I've always been fascinated in how the human mind deals with crises. How we gather the necessary tools and resources needed to fight our way through the most challenging of experiences, how easily we adapt to new circumstances once we've grown accustomed to them, and how, after the event, we can feel shockingly overwhelmed by what we have just been through - as though we have been forging through a wild storm, battered by the wind and falling debris, unable to lift our heads and take in fully what's going on around us; then, when the storm passes and the winds die down, and we are finally able to take stock, what we see all around us is startling, too much to process in one go.
This is what it has been like having breast cancer. Head down, focus, stay positive, be mindful...and then, post-treatment, the cautious raising of the eyes, glancing around at the landscape of my life...what is the same? What's changed? How do I feel now that breast cancer is part of my history?
It's taken a couple of weeks to gather up the answers to these questions, to feel familiar with my life again. No more trips to the hospital other than for annual mammograms, no more nail biting waits in the run up to consultations over treatment options and lymph nodes and results and operations. No more ploughing every single ounce of trust and faith in my own survival into people who are basically strangers to me: a doctor, a surgeon, a radiographer, a nurse. No more feeling as though the rest of the world is getting on with their lives while I am treading water, being sick, recovering, holding on, waiting.
The aftermath then looks like this:
Physically, I have been so lucky. I had a lumpectomy and, now it's healed and the radiotherapy redness has started to fade, has left things looking pretty much how they were pre-cancer, albeit with the addition of a triangle of three tiny tattoos that marked out where the radiotherapy machine should target my body. I quite like these, they are little reminders of this time in my life when so much changed.
Mentally, I'm stronger. I learnt so many valuable lessons during these last six months, the most important ones being:
1. I am my own best friend. I have all the tools and strength I need to get through anything. I'm always tougher than I think.
2. I have accepted my own mortality. Properly. I'm at peace with the fact that I will die one day. That's ok, I am no longer terrified of death.
3. We have choices in how we wish to perceive anything and everything. There is always a more helpful way of framing a situation, if you look hard enough to find it.
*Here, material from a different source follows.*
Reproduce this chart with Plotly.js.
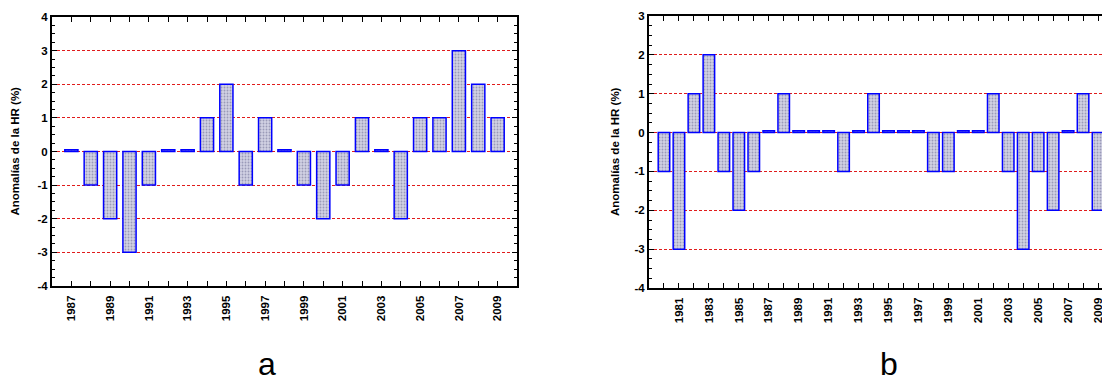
<!DOCTYPE html>
<html>
<head>
<meta charset="utf-8">
<script src="https://cdn.plot.ly/plotly-3.0.1.min.js"></script>
<style>
html,body{margin:0;padding:0;overflow:hidden;background:#fff;}
#chart{width:1130px;height:377px;}
</style>
</head>
<body>
<div id="chart"></div>
<script>
// Panel a data
const yearsA = [1987,1988,1989,1990,1991,1992,1993,1994,1995,1996,1997,1998,1999,2000,2001,2002,2003,2004,2005,2006,2007,2008,2009];
const valuesA = [0.05,-1,-2,-3,-1,0.05,0.05,1,2,-1,1,0.05,-1,-2,-1,1,0.05,-2,1,1,3,2,1];
// Panel b data
const yearsB = [1980,1981,1982,1983,1984,1985,1986,1987,1988,1989,1990,1991,1992,1993,1994,1995,1996,1997,1998,1999,2000,2001,2002,2003,2004,2005,2006,2007,2008,2009];
const valuesB = [-1,-3,1,2,-1,-2,-1,0.05,1,0.05,0.05,0.05,-1,0.05,1,0.05,0.05,0.05,-1,-1,0.05,0.05,1,-1,-3,-1,-2,0.05,1,-2];
const yTicksA = [-4,-3,-2,-1,0,1,2,3,4];
const yTicksB = [-4,-3,-2,-1,0,1,2,3];
const yTitle = 'Anomalías de la HR (%)';
const panelLabels = ['a','b'];

const W = 1130, H = 377;
const fontFam = 'Liberation Sans, Arial, sans-serif';
const tickFont = {family: fontFam, size: 11.5, color: '#000', weight: 'bold'};

function tickTexts(years){
  return years.map(y => (y % 2 === 1) ? String(y) : '');
}

const barMarker = {
  color: '#c6c6dc',
  pattern: {shape: '.', bgcolor: '#d2d2e4', fgcolor: '#9a9ab8', size: 3, solidity: 0.3},
  line: {color: '#0000ff', width: 1.5}
};

const traces = [
  {type:'bar', x: yearsA, y: valuesA, width: 0.68, marker: barMarker, xaxis:'x', yaxis:'y', hoverinfo:'x+y'},
  {type:'bar', x: yearsB, y: valuesB, width: 0.77, marker: barMarker, xaxis:'x2', yaxis:'y2', hoverinfo:'x+y'}
];

function xAxis(domain, range, years){
  return {
    domain: domain, range: range, tickmode:'array', tickvals: years, ticktext: tickTexts(years),
    tickangle: -90, tickfont: tickFont, ticks:'inside', ticklen: 5, tickwidth: 1, tickcolor:'#000',
    ticklabelstandoff: 3,
    showline: true, linecolor:'#000', linewidth: 2, mirror:'allticks', showgrid:false, zeroline:false,
    fixedrange: true
  };
}
function yAxis(domain, range, vals, anchor){
  return {
    domain: domain, range: range, anchor: anchor, tickmode:'array', tickvals: vals, ticktext: vals.map(String),
    tickfont: tickFont, ticks:'inside', ticklen: 5, tickwidth: 1, tickcolor:'#000',
    minor: {dtick: 0.25, ticks:'inside', ticklen: 3, tickcolor:'#000', showgrid:false},
    showline: true, linecolor:'#000', linewidth: 2, mirror:'allticks',
    showgrid: true, gridcolor:'#e01c1c', gridwidth: 1, griddash:'3px,2px', zeroline:false,
    fixedrange: true
  };
}

const layout = {
  width: W, height: H, margin:{l:0,r:0,t:0,b:0}, showlegend:false,
  paper_bgcolor:'#fff', plot_bgcolor:'#fff', bargap: 0,
  xaxis: xAxis([52/W, 517/W], [1986, 2010], yearsA),
  yaxis: yAxis([(H-286)/H, (H-17)/H], [-4, 4], yTicksA, 'x'),
  xaxis2: Object.assign(xAxis([649/W, 1113/W], [1979, 2010], yearsB), {anchor:'y2'}),
  yaxis2: yAxis([(H-288)/H, (H-16)/H], [-4, 3], yTicksB, 'x2'),
  annotations: [
    {xref:'paper', yref:'paper', x: 14/W, y: (H-151.5)/H, text: yTitle, textangle: -90, showarrow:false,
     font:{family: fontFam, size: 11.5, color:'#000', weight:'bold'}, xanchor:'center', yanchor:'middle'},
    {xref:'paper', yref:'paper', x: 615/W, y: (H-152)/H, text: yTitle, textangle: -90, showarrow:false,
     font:{family: fontFam, size: 11.5, color:'#000', weight:'bold'}, xanchor:'center', yanchor:'middle'},
    {xref:'paper', yref:'paper', x: 267/W, y: (H-364)/H, text: panelLabels[0], showarrow:false,
     font:{family: fontFam, size: 32, color:'#000'}, xanchor:'center', yanchor:'middle'},
    {xref:'paper', yref:'paper', x: 889/W, y: (H-364)/H, text: panelLabels[1], showarrow:false,
     font:{family: fontFam, size: 32, color:'#000'}, xanchor:'center', yanchor:'middle'}
  ]
};

Plotly.newPlot('chart', traces, layout, {displayModeBar:false, staticPlot:true});
</script>
</body>
</html>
Emotionally, I'm at peace. I'm grateful, full of love, I'm so much more present. I am balanced. The present moment is such an amazing place to be, especially for someone like me who has spent so much of her life struggling with inner demons and self-destructive tendencies. Now, to put it simply, I do not sweat the small stuff. I know what matters. I am not distracted by meaningless nonsense that drags me away from what really counts in my world, which is: People. Nature. Sunshine. Family. Exercise. Good Food. Health.
Being diagnosed with breast cancer has ultimately been a turbulent rollercoaster of self-discovery. The last six months have been profound and I wouldn't change them or delete from my past, even if I could. How strange to think that the one thing I was most petrified of in the whole world (finding out that I had cancer) has actually brought me multiple gifts, a renewed sense of gratitude and mindfulness, strengthened relationships with those closest to me, and the eradication of the fearfulness I have been plagued by for all of my adult life.
In times of darkness, I will always remind myself of these lessons - that, following the storm, it may take a while to clear away the chaos but eventually things will look even more beautiful than they did before.